# Collected material

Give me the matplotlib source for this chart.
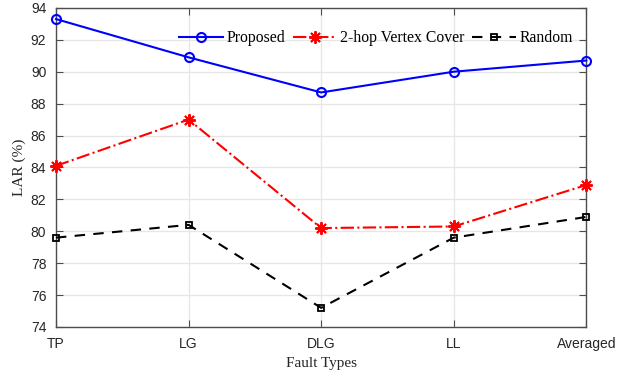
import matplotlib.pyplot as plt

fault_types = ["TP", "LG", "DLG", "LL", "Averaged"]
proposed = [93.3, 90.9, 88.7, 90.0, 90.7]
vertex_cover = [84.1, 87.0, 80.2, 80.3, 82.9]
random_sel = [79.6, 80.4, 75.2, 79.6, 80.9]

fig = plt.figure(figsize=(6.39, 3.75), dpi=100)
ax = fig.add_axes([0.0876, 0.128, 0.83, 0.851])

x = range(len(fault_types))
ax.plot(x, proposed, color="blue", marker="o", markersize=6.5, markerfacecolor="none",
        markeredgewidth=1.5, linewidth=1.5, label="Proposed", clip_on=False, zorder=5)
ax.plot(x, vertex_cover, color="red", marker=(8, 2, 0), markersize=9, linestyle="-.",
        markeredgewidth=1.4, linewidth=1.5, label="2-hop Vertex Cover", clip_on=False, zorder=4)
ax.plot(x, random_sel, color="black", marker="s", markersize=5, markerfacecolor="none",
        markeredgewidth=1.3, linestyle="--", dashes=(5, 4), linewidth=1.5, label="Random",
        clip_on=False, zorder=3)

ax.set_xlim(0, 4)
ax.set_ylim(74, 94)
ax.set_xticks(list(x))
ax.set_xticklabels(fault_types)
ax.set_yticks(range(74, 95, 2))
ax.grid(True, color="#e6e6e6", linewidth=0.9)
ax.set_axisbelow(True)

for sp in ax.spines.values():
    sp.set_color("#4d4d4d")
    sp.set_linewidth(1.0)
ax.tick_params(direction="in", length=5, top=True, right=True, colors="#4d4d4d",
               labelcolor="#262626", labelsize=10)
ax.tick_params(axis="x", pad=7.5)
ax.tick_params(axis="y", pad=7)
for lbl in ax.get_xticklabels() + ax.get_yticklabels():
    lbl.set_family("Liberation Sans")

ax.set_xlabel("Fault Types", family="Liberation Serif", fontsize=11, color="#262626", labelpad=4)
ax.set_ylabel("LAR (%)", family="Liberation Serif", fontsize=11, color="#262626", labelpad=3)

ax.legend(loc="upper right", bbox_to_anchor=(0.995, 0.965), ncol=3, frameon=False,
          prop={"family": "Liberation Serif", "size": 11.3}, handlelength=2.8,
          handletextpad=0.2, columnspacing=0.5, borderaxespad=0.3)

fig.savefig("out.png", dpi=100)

# Directive
Take the material above from its first line through the line holding "ax.set_axisbelow(True)" and set it down exactly, without the pictures.

# The reply
Give me the matplotlib source for this chart.
import matplotlib.pyplot as plt

fault_types = ["TP", "LG", "DLG", "LL", "Averaged"]
proposed = [93.3, 90.9, 88.7, 90.0, 90.7]
vertex_cover = [84.1, 87.0, 80.2, 80.3, 82.9]
random_sel = [79.6, 80.4, 75.2, 79.6, 80.9]

fig = plt.figure(figsize=(6.39, 3.75), dpi=100)
ax = fig.add_axes([0.0876, 0.128, 0.83, 0.851])

x = range(len(fault_types))
ax.plot(x, proposed, color="blue", marker="o", markersize=6.5, markerfacecolor="none",
        markeredgewidth=1.5, linewidth=1.5, label="Proposed", clip_on=False, zorder=5)
ax.plot(x, vertex_cover, color="red", marker=(8, 2, 0), markersize=9, linestyle="-.",
        markeredgewidth=1.4, linewidth=1.5, label="2-hop Vertex Cover", clip_on=False, zorder=4)
ax.plot(x, random_sel, color="black", marker="s", markersize=5, markerfacecolor="none",
        markeredgewidth=1.3, linestyle="--", dashes=(5, 4), linewidth=1.5, label="Random",
        clip_on=False, zorder=3)

ax.set_xlim(0, 4)
ax.set_ylim(74, 94)
ax.set_xticks(list(x))
ax.set_xticklabels(fault_types)
ax.set_yticks(range(74, 95, 2))
ax.grid(True, color="#e6e6e6", linewidth=0.9)
ax.set_axisbelow(True)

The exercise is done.